A new state law mandating the removal of language banning people of color from buying residences has drawn special attention in Marin, which is known for a history of racial housing discrimination.

AB 1466 went into effect July 1 and requires state recorders, real estate brokers, agents and insurance companies to modify property records by redacting those racial restrictions.

“For me, it’s about doing the right thing,” said Shelly Scott, the county’s assessor, recorder and county clerk. “My staff and I are in compliance with this and we are ready to go as of July 1. We’ve been doing a lot of work in this area since 2019.”

Discriminatory covenants have been legally unenforceable since the U.S. Supreme Court case Shelley v. Kraemer in 1948 and illegal under the Fair Housing Act of 1968.

The racial covenants have not been removed from the official property records, some of which track back for over a century during an era rife with segregation, racism and redlining, to restrict minorities from living or owning property in certain areas.

Scott said she has signed off on redactions of six to eight racial covenants under AB 1466 in the past week. The documents must be approved by the county counsel before they are recorded with the redactions.

But that’s only part of the racial reckoning in housing being undertaken by Scott’s office. She said the recorder’s office has taken a proactive approach to locating and reviewing CC&Rs –– covenants, conditions and restrictions — and striking the discriminatory language.

On Wednesday, the county unveiled an interactive online database called the “Restrictive Covenants Time Progression.”

The project, which began in 2019, features a time-lapse map of the county that reflects action taken on illegal restrictive covenants.

The database includes maps and graphs charting the number of racial covenants currently cataloged. The numbers spiked in 1940 with 337 recordings that year, in the midst of World War II. The numbers dip in the latter years of the war as Liberty Ship construction waned, but spike to 603 in 1946 following the war and to 634 in 1950.

Ninety percent of the covenants cataloged are between 1940 and 1950. A total of 4,402 have been cataloged so far, according to a city chart.

Scott said the current data are just a “snapshot” of the entire county’s total 96,000 parcels.

She said she plans to go through all of the county’s parcels by the time the project is completed.
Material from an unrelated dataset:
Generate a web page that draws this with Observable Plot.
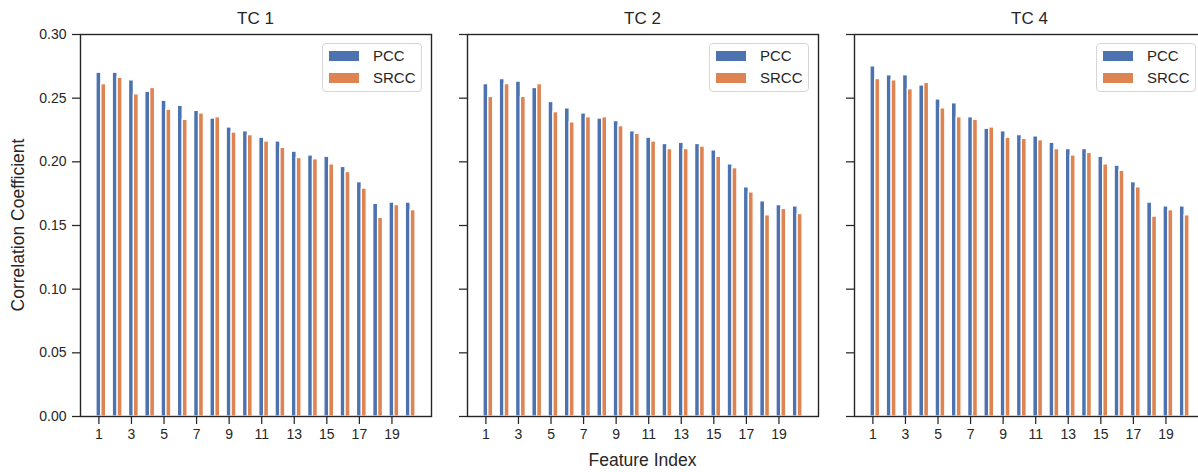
<!DOCTYPE html>
<html>
<head>
<meta charset="utf-8">
<script src="https://cdn.jsdelivr.net/npm/d3@7"></script>
<script src="https://cdn.jsdelivr.net/npm/@observablehq/plot@0.6"></script>
<style>
  html, body { margin: 0; padding: 0; background: white; }
  #chart { position: relative; width: 1198px; height: 472px; overflow: hidden; background: white;
           font-family: "Liberation Sans", Arial, sans-serif; color: #262626; }
  .panel { position: absolute; top: 0; }
  .title { position: absolute; font-size: 17px; transform: translate(-50%, -50%); white-space: nowrap; }
  .xlabel { position: absolute; font-size: 17.5px; transform: translate(-50%, -50%); white-space: nowrap; }
  .ylabel { position: absolute; font-size: 17.5px; transform: translate(-50%, -50%) rotate(-90deg); white-space: nowrap; }
  .legend { position: absolute; width: 100px; height: 49px; box-sizing: border-box; border: 1px solid #d6d6d6;
            border-radius: 4px; background: rgba(255,255,255,0.85); }
  .legend .item { position: absolute; left: 6px; height: 20px; font-size: 15px; line-height: 20px; }
  .legend .sw { position: absolute; left: 0; top: 5px; width: 30px; height: 10px; }
  .legend .lab { position: absolute; left: 44px; top: 0; white-space: nowrap; }
</style>
</head>
<body>
<div id="chart"></div>
<script>
// ---- data ----
const features = d3.range(1, 21);
const panelTitles = ["TC 1", "TC 2", "TC 4"];
const seriesNames = ["PCC", "SRCC"];
const tc1Pcc  = [0.270, 0.270, 0.264, 0.255, 0.248, 0.244, 0.240, 0.234, 0.227, 0.224, 0.219, 0.216, 0.208, 0.205, 0.204, 0.196, 0.184, 0.167, 0.168, 0.168];
const tc1Srcc = [0.261, 0.266, 0.253, 0.258, 0.241, 0.233, 0.238, 0.235, 0.223, 0.221, 0.216, 0.211, 0.203, 0.202, 0.198, 0.192, 0.179, 0.156, 0.166, 0.162];
const tc2Pcc  = [0.261, 0.265, 0.263, 0.258, 0.247, 0.242, 0.238, 0.234, 0.232, 0.224, 0.219, 0.214, 0.215, 0.214, 0.209, 0.198, 0.180, 0.169, 0.166, 0.165];
const tc2Srcc = [0.251, 0.261, 0.251, 0.261, 0.239, 0.231, 0.235, 0.235, 0.228, 0.222, 0.216, 0.210, 0.210, 0.212, 0.204, 0.195, 0.176, 0.158, 0.163, 0.159];
const tc4Pcc  = [0.275, 0.268, 0.268, 0.260, 0.249, 0.246, 0.235, 0.226, 0.224, 0.221, 0.220, 0.215, 0.210, 0.210, 0.204, 0.197, 0.184, 0.168, 0.165, 0.165];
const tc4Srcc = [0.265, 0.264, 0.257, 0.262, 0.242, 0.235, 0.233, 0.227, 0.219, 0.218, 0.217, 0.210, 0.205, 0.207, 0.198, 0.193, 0.180, 0.157, 0.162, 0.158];
const xTicks = [1, 3, 5, 7, 9, 11, 13, 15, 17, 19];
const yTicks = [0, 0.05, 0.10, 0.15, 0.20, 0.25, 0.30];

// ---- style / layout ----
const colors = ["#4C72B0", "#DD8452"];
const ink = "#262626";
const plotW = 351, plotTop = 34, plotBottom = 416, H = 472;
const panelLefts = [80, 467, 854];   // left edge of each plot area
const svgLefts = [0, 440, 826];
const barW = 0.3;

const chart = document.getElementById("chart");
const panels = [[tc1Pcc, tc1Srcc], [tc2Pcc, tc2Srcc], [tc4Pcc, tc4Srcc]];

panels.forEach(([pcc, srcc], i) => {
  const rows = features.map((f, k) => ({f, pcc: pcc[k], srcc: srcc[k]}));
  const mL = panelLefts[i] - svgLefts[i];
  const mR = 10;
  const plot = Plot.plot({
    width: mL + plotW + mR,
    height: H,
    marginLeft: mL,
    marginRight: mR,
    marginTop: plotTop,
    marginBottom: H - plotBottom,
    style: {fontFamily: "'Liberation Sans', Arial, sans-serif", fontSize: "14px", color: ink, background: "transparent", overflow: "visible"},
    x: {type: "linear", domain: [0.85 - 0.98, 20.45 + 0.98]},
    y: {domain: [0, 0.30]},
    marks: [
      Plot.rectY(rows, {x1: d => d.f - barW / 2, x2: d => d.f + barW / 2, y: "pcc", fill: colors[0], stroke: "white", strokeWidth: 1.3}),
      Plot.rectY(rows, {x1: d => d.f + barW / 2, x2: d => d.f + 1.5 * barW, y: "srcc", fill: colors[1], stroke: "white", strokeWidth: 1.3}),
      Plot.axisX({ticks: xTicks, tickSize: 8, tickPadding: 5, strokeWidth: 1.25, label: null, fontSize: 14}),
      Plot.axisY({ticks: yTicks, tickSize: 8, tickPadding: 6, strokeWidth: 1.25, label: null, fontSize: 14,
                  tickFormat: i === 0 ? d3.format(".2f") : () => ""}),
      Plot.frame({stroke: ink, strokeWidth: 1.4})
    ]
  });
  plot.classList.add("panel");
  plot.style.left = svgLefts[i] + "px";
  chart.appendChild(plot);

  // title
  const t = document.createElement("div");
  t.className = "title";
  t.textContent = panelTitles[i];
  t.style.left = (panelLefts[i] + plotW / 2) + "px";
  t.style.top = "19px";
  chart.appendChild(t);

  // legend
  const lg = document.createElement("div");
  lg.className = "legend";
  lg.style.left = (panelLefts[i] + plotW - 9 - 100) + "px";
  lg.style.top = "43px";
  seriesNames.forEach((name, k) => {
    const it = document.createElement("div");
    it.className = "item";
    it.style.top = (k === 0 ? 2 : 24) + "px";
    it.innerHTML = `<span class="sw" style="background:${colors[k]}"></span><span class="lab">${name}</span>`;
    lg.appendChild(it);
  });
  chart.appendChild(lg);
});

const xl = document.createElement("div");
xl.className = "xlabel";
xl.textContent = "Feature Index";
xl.style.left = (panelLefts[1] + plotW / 2) + "px";
xl.style.top = "460px";
chart.appendChild(xl);

const yl = document.createElement("div");
yl.className = "ylabel";
yl.textContent = "Correlation Coefficient";
yl.style.left = "18px";
yl.style.top = ((plotTop + plotBottom) / 2) + "px";
chart.appendChild(yl);
</script>
</body>
</html>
The mapping shows clusters around jurisdictions and cities, organized by their date and location. Thirty-eight percent of the covenants are in unincorporated parts of the county. The next highest percentages are San Rafael at 16% and Corte Madera at 11%. Smaller percentages include San Anselmo, Sausalito, Tiburon, Mill Valley, Novato, Ross, Larkspur, Fairfax and Belvedere.

Romeo Arrieta, chief executive of the Marin Association of Realtors, said his office is working collaboratively with the county on the rollout and implementation of the law.

“The Marin Realtors supported this law and advocated for its passage on multiple occasions throughout in 2021,” he said. “Removing racially restrictive language from housing documents is simply the right thing to do to help heal the wounds of the past and prevent it from happening again in the future.”

Members of the public can learn whether their property includes a CC&R by reviewing the title report they received when they purchased the property.

Felecia Gaston, a nonprofit director and social advocate in Marin City, said the timing of the new law aligned with the ongoing celebration this year for Marin City’s 80-year anniversary.

“Part of the celebrations is dealing with housing discrimination and racism for all these years,” she said. “All the research that we are uncovering shows when people came to work out here in the shipyards it was very diverse. Families other than Blacks were offered loans for housing outside of Marin City. It’s taken all of these years to bring this to light.”

Marin County absorbed Black and minority workers during World War II as workers moved to the Marinship yards to assist in the construction of wartime vessels. Redlining, or refusing access to specific groups of people to neighborhoods, segregated most of the Black communities after World War II to Marin City.

“It’s very evident what happened here in Marin City,” Gaston said. “It was automatically known to Blacks that they would not be able to purchase a home.”

The circumstances have marginalized generations of minority youths in Marin City while elevating the generational wealth of White families who were given access to the now ultra-affluent communities throughout the county.

Paul Austin and his wife, Tenisha Tate-Austin, both of whom are Black, have sued a San Rafael appraiser in federal court for alleged race discrimination after an appraisal of their home in February 2020 came back $455,000 lower than an appraisal done in March 2019. The couple argued that the house was valued at a lower rate because of their race and the current and historical racial demographics of the home’s location.

Paul Austin says the lawsuit is ongoing and mediation is expected in the coming months. He said the racial covenant law was connected in large part to his situation, noting his grandparents on one side of his family settled in Marin City and on the other side in Mill Valley.

“They had to build their home at nights, on weekends, because they didn’t want the neighbors to know a Black family was living there,” Austin said. “Even then, 60 years ago, they didn’t want Black people living in Mill Valley.”

He said the cultural conditioning behind the covenants was just as significant as the racist institutions they upheld.

“The only place they wanted people of color to live was Marin City,” he said. “People of color are still paying the cost for that. Even if you owned a home in Marin City, property values did not increase here as it did in other places in Marin. It didn’t create generational wealth.”